_Dataset extract_
%%

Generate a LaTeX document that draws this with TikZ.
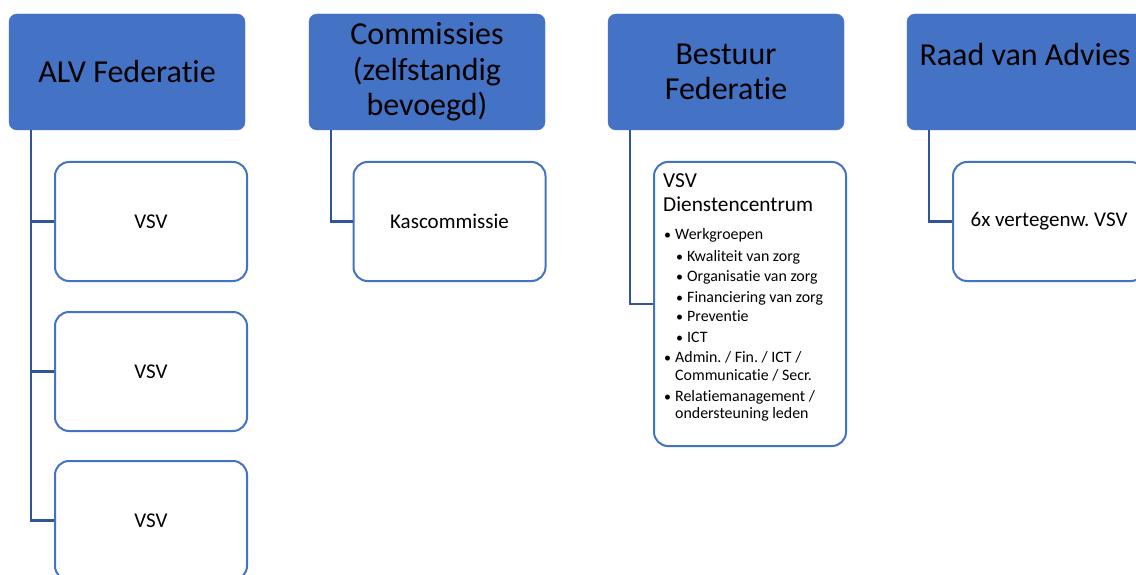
\documentclass[tikz,border=0pt]{standalone}
\usepackage{fontspec}
\setmainfont{Carlito}[RawFeature={-liga}]
\usetikzlibrary{calc}
\definecolor{hdrblue}{HTML}{4472C4}
\definecolor{connblue}{HTML}{2F5597}
\frenchspacing
\begin{document}
\begin{tikzpicture}[x=1pt,y=-1pt,
  hdr/.style={rectangle, rounded corners=8pt, fill=hdrblue, draw=hdrblue, minimum width=236pt, minimum height=116pt, inner sep=0pt, align=center, font=\fontsize{32}{35.5}\selectfont},
  htxt/.style={inner sep=0pt, align=center, font=\fontsize{32}{35.5}\selectfont},
  child/.style={rectangle, rounded corners=14pt, draw=hdrblue, line width=2pt, fill=white, minimum width=192pt, minimum height=119pt, inner sep=0pt, font=\fontsize{21}{24}\selectfont},
  conn/.style={draw=connblue, line width=2.2pt},
  dctitle/.style={inner sep=0pt, anchor=base west, font=\fontsize{21.3}{24}\selectfont},
  dcitem/.style={inner sep=0pt, anchor=base west, font=\fontsize{15.9}{17.5}\selectfont},
  bul/.style={inner sep=0pt, anchor=base west, font=\fontsize{14}{17.5}\selectfont}
]
\clip (0,0) rectangle (1136,575);
\fill[white] (0,0) rectangle (1136,575);

% headers
\node[hdr] (alv) at (127,72) {ALV Federatie};
\node[hdr] (com) at (427,72) {Commissies\\(zelfstandig\\bevoegd)};
\node[hdr] (bes) at (726,72) {Bestuur\\Federatie};
\node[hdr] (raad) at (1025,72) {};
\node[htxt] (raadt) at (1025,55) {Raad van Advies};

% children
\node[child] (vsv1) at (151,221.5) {VSV};
\node[child] (vsv2) at (151,371.5) {VSV};
\node[child] (vsv3) at (151,520.5) {VSV};
\node[child] (kas) at (449.5,221.5) {Kascommissie};
\node[child, minimum height=284pt] (dc) at (750,304) {};
\node[child] (rva) at (1049,221.5) {6x vertegenw. VSV};

% connectors
\coordinate (alvd) at ($(alv.south west)+(22,0)$);
\draw[conn] (alvd) |- (vsv1.west);
\draw[conn] (alvd) |- (vsv2.west);
\draw[conn] (alvd) |- (vsv3.west);
\coordinate (comd) at ($(com.south west)+(22,0)$);
\draw[conn] (comd) |- (kas.west);
\coordinate (besd) at ($(bes.south west)+(22,0)$);
\draw[conn] (besd) |- (dc.west);
\coordinate (raadd) at ($(raad.south west)+(22,0)$);
\draw[conn] (raadd) |- (rva.west);

% Dienstencentrum text
\node[dctitle] (dct1) at (663,188) {VSV};
\node[dctitle] (dct2) at (663,211.5) {Dienstencentrum};
\node[bul] (b1) at (664,239) {•};
\node[dcitem] (i1) at (675,239) {Werkgroepen};
\node[bul] (b2) at (676,261) {•};
\node[dcitem] (i2) at (687,261) {Kwaliteit van zorg};
\node[bul] (b3) at (676,281) {•};
\node[dcitem] (i3) at (687,281) {Organisatie van zorg};
\node[bul] (b4) at (676,302) {•};
\node[dcitem] (i4) at (687,302) {Financiering van zorg};
\node[bul] (b5) at (676,321) {•};
\node[dcitem] (i5) at (687,321) {Preventie};
\node[bul] (b6) at (676,342) {•};
\node[dcitem] (i6) at (687,342) {ICT};
\node[bul] (b7) at (664,362) {•};
\node[dcitem] (i7) at (675,362) {Admin. / Fin. / ICT /};
\node[dcitem] (i7b) at (675,380) {Communicatie / Secr.};
\node[bul] (b8) at (664,401) {•};
\node[dcitem] (i8) at (675,401) {Relatiemanagement /};
\node[dcitem] (i8b) at (675,418) {ondersteuning leden};
\end{tikzpicture}
\end{document}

%%

_Exercise requirements_
Reproduce the whole listing exactly, but not the images in it.

_Completed exercise_
Generate a LaTeX document that draws this with TikZ.
\documentclass[tikz,border=0pt]{standalone}
\usepackage{fontspec}
\setmainfont{Carlito}[RawFeature={-liga}]
\usetikzlibrary{calc}
\definecolor{hdrblue}{HTML}{4472C4}
\definecolor{connblue}{HTML}{2F5597}
\frenchspacing
\begin{document}
\begin{tikzpicture}[x=1pt,y=-1pt,
  hdr/.style={rectangle, rounded corners=8pt, fill=hdrblue, draw=hdrblue, minimum width=236pt, minimum height=116pt, inner sep=0pt, align=center, font=\fontsize{32}{35.5}\selectfont},
  htxt/.style={inner sep=0pt, align=center, font=\fontsize{32}{35.5}\selectfont},
  child/.style={rectangle, rounded corners=14pt, draw=hdrblue, line width=2pt, fill=white, minimum width=192pt, minimum height=119pt, inner sep=0pt, font=\fontsize{21}{24}\selectfont},
  conn/.style={draw=connblue, line width=2.2pt},
  dctitle/.style={inner sep=0pt, anchor=base west, font=\fontsize{21.3}{24}\selectfont},
  dcitem/.style={inner sep=0pt, anchor=base west, font=\fontsize{15.9}{17.5}\selectfont},
  bul/.style={inner sep=0pt, anchor=base west, font=\fontsize{14}{17.5}\selectfont}
]
\clip (0,0) rectangle (1136,575);
\fill[white] (0,0) rectangle (1136,575);

% headers
\node[hdr] (alv) at (127,72) {ALV Federatie};
\node[hdr] (com) at (427,72) {Commissies\\(zelfstandig\\bevoegd)};
\node[hdr] (bes) at (726,72) {Bestuur\\Federatie};
\node[hdr] (raad) at (1025,72) {};
\node[htxt] (raadt) at (1025,55) {Raad van Advies};

% children
\node[child] (vsv1) at (151,221.5) {VSV};
\node[child] (vsv2) at (151,371.5) {VSV};
\node[child] (vsv3) at (151,520.5) {VSV};
\node[child] (kas) at (449.5,221.5) {Kascommissie};
\node[child, minimum height=284pt] (dc) at (750,304) {};
\node[child] (rva) at (1049,221.5) {6x vertegenw. VSV};

% connectors
\coordinate (alvd) at ($(alv.south west)+(22,0)$);
\draw[conn] (alvd) |- (vsv1.west);
\draw[conn] (alvd) |- (vsv2.west);
\draw[conn] (alvd) |- (vsv3.west);
\coordinate (comd) at ($(com.south west)+(22,0)$);
\draw[conn] (comd) |- (kas.west);
\coordinate (besd) at ($(bes.south west)+(22,0)$);
\draw[conn] (besd) |- (dc.west);
\coordinate (raadd) at ($(raad.south west)+(22,0)$);
\draw[conn] (raadd) |- (rva.west);

% Dienstencentrum text
\node[dctitle] (dct1) at (663,188) {VSV};
\node[dctitle] (dct2) at (663,211.5) {Dienstencentrum};
\node[bul] (b1) at (664,239) {•};
\node[dcitem] (i1) at (675,239) {Werkgroepen};
\node[bul] (b2) at (676,261) {•};
\node[dcitem] (i2) at (687,261) {Kwaliteit van zorg};
\node[bul] (b3) at (676,281) {•};
\node[dcitem] (i3) at (687,281) {Organisatie van zorg};
\node[bul] (b4) at (676,302) {•};
\node[dcitem] (i4) at (687,302) {Financiering van zorg};
\node[bul] (b5) at (676,321) {•};
\node[dcitem] (i5) at (687,321) {Preventie};
\node[bul] (b6) at (676,342) {•};
\node[dcitem] (i6) at (687,342) {ICT};
\node[bul] (b7) at (664,362) {•};
\node[dcitem] (i7) at (675,362) {Admin. / Fin. / ICT /};
\node[dcitem] (i7b) at (675,380) {Communicatie / Secr.};
\node[bul] (b8) at (664,401) {•};
\node[dcitem] (i8) at (675,401) {Relatiemanagement /};
\node[dcitem] (i8b) at (675,418) {ondersteuning leden};
\end{tikzpicture}
\end{document}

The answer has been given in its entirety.